SUNY Chancellor has assembled a search committee to recruit a permanent president at each campus, as well as for Niagara County Community College following the Board of Trustees’ reappointment of Dr. William Murabito as interim president.

 

Additionally, the Board of Trustees took action to fund investment in student services, such as advising and mental health, graduate student stipends, and support ongoing operations including its digital learning infrastructure by approving minimal annual increases to tuition and fees. At state-operated campuses the approved tuition and fee increase is $225, below the national average of $270, and at its four university centers, the increase is $350, which remains competitive among the 60 member institutions of the Association of American Universities, leaders in research and innovation in the United States and Canada.

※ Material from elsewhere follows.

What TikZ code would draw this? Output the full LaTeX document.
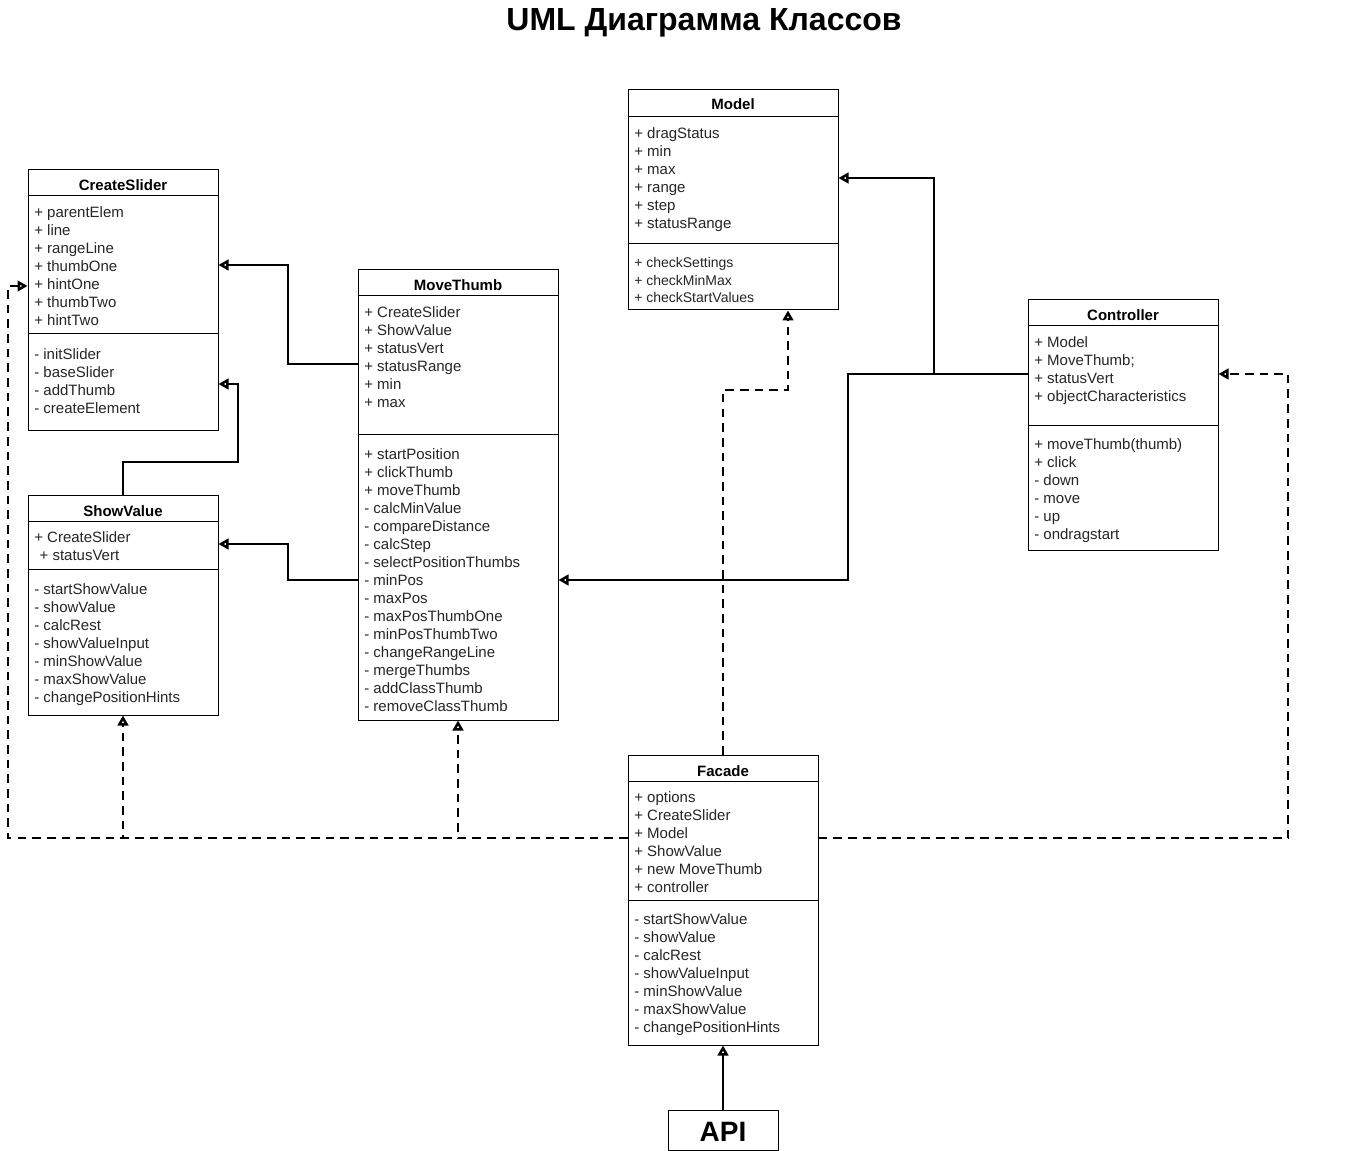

With these changes, the cost of tuition and fees at SUNY is still lower than 28 other state public higher education institutions. In addition, 16 SUNY campuses are ranked in the top 10 percent nationwide for their success in achieving student social mobility, which measures how a college helps economically disadvantaged students graduate into good paying jobs. Six SUNY campuses, including the four university centers, are also in the top 10 percent for upward mobility as the fraction of its students who came from the bottom 20 percent of the income distribution end up in the top 20 percent.

Despite these modest increases, existing State (Tuition Assistance Program and Excelsior Scholarship) and SUNY (SUNY TAP) programs are expected to help mitigate additional costs to lower income students, while the Board has directed SUNY to work with campuses to ensure that increases do not impact accessibility and that campuses remain an affordable and high quality education for New Yorkers.

Under current State Education Law, SUNY’s Board of Trustees is authorized to increase resident undergraduate tuition rates at its state-operated campuses by $200, which it has voted to do so for the 2019-20 academic year. This increase does not impact students from low income households receiving full aid from TAP or Excelsior Scholarship recipients whose tuition is set at 2016-2017 levels.

The board also approved the ability for non-University Center State-operated campuses to increase fees at all campuses by $25 and an increase of $150 at SUNY’s four research university centers. These increases were approved to enable all campuses to support student services and ongoing operations including support for graduate student stipends, investing in digital learning infrastructure for classroom and research laboratories and funding for mental health services.